Hunting is not the cure but the cause of overpopulation and starvation. Luke Dommer, the founder of the Committee to Abolish Sport Hunting, had proposed to several state wildlife agencies that if they are serious about using hunting as a population control tool in areas where the sex ratio is already badly distorted, they should institute a doe season (taking no bucks but only does until the ratio is again stabilized at 50:50). All agencies have rejected that proposal thereby giving up any pretense of ecologically motivated sound wildlife management. They quite consciously and openly state that they are in business to provide the maximum number of live targets to hunters each year.

Powerful hunting lobbies in 35 states have persuaded lawmakers to enact "hunter harassment" laws that make it illegal for non-hunters to interfere in behalf of animals targeted by hunters, but these laws are being challenged on constitutional grounds.
Connecticut's law was found to impact on freedom of speech without a compelling state interest and was struck down by a U.S. appeals court.

WHAT CAN BE DONE:
Before you support a "wildlife" or "conservation" group, ask if it supports hunting. Such groups as the National Wildlife Federation, the National Audubon Society, the Sierra Club, the Izaak Walton League, the Wilderness Society, World Wildlife Fund, and many others are pro-hunting.

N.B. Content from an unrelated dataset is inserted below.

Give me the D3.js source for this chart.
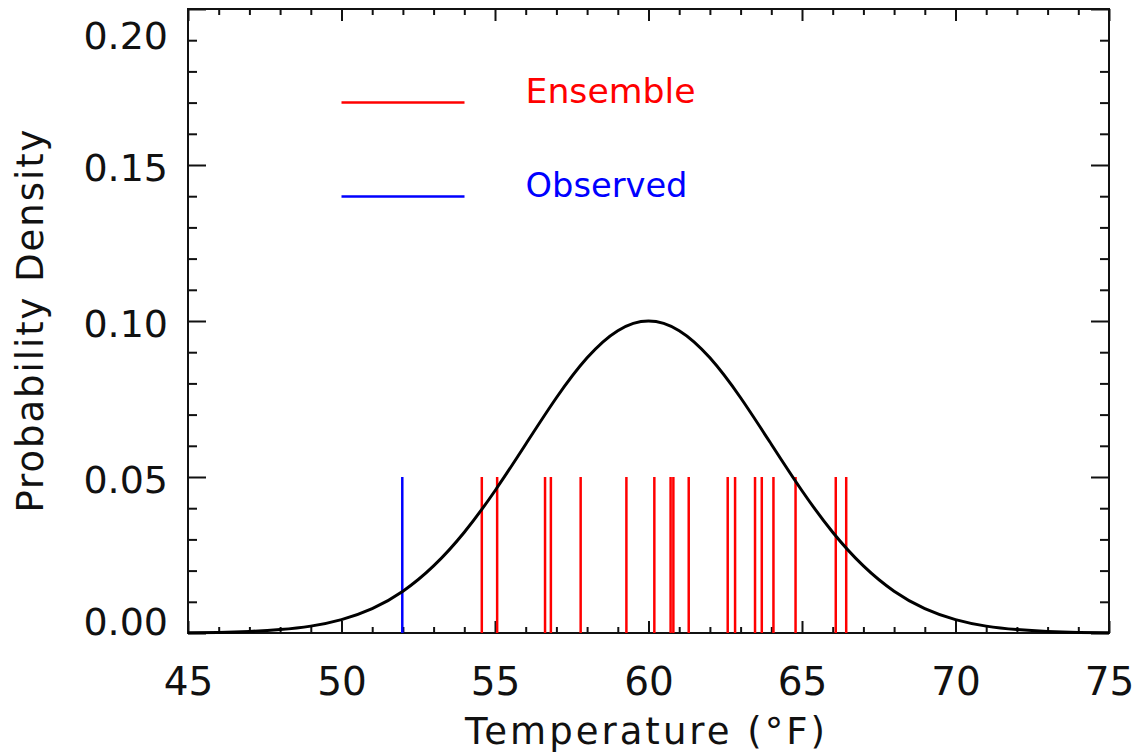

To combat hunting in your area:
Post "No Hunting" signs on your land
Join or form a local anti-hunting organization
protest organized hunts
Play loud radios and spread deer repellent or human hair (from barber shops) near hunting areas.
Report poachers in national parks to the National Parks and Conservation Association at 1-800-448-NPCA.
Tell others the facts about hunting.
Encourage your legislators to enact or enforce wildlife protection laws, and insist that non-hunters be equally represented on wildlife agency staffs.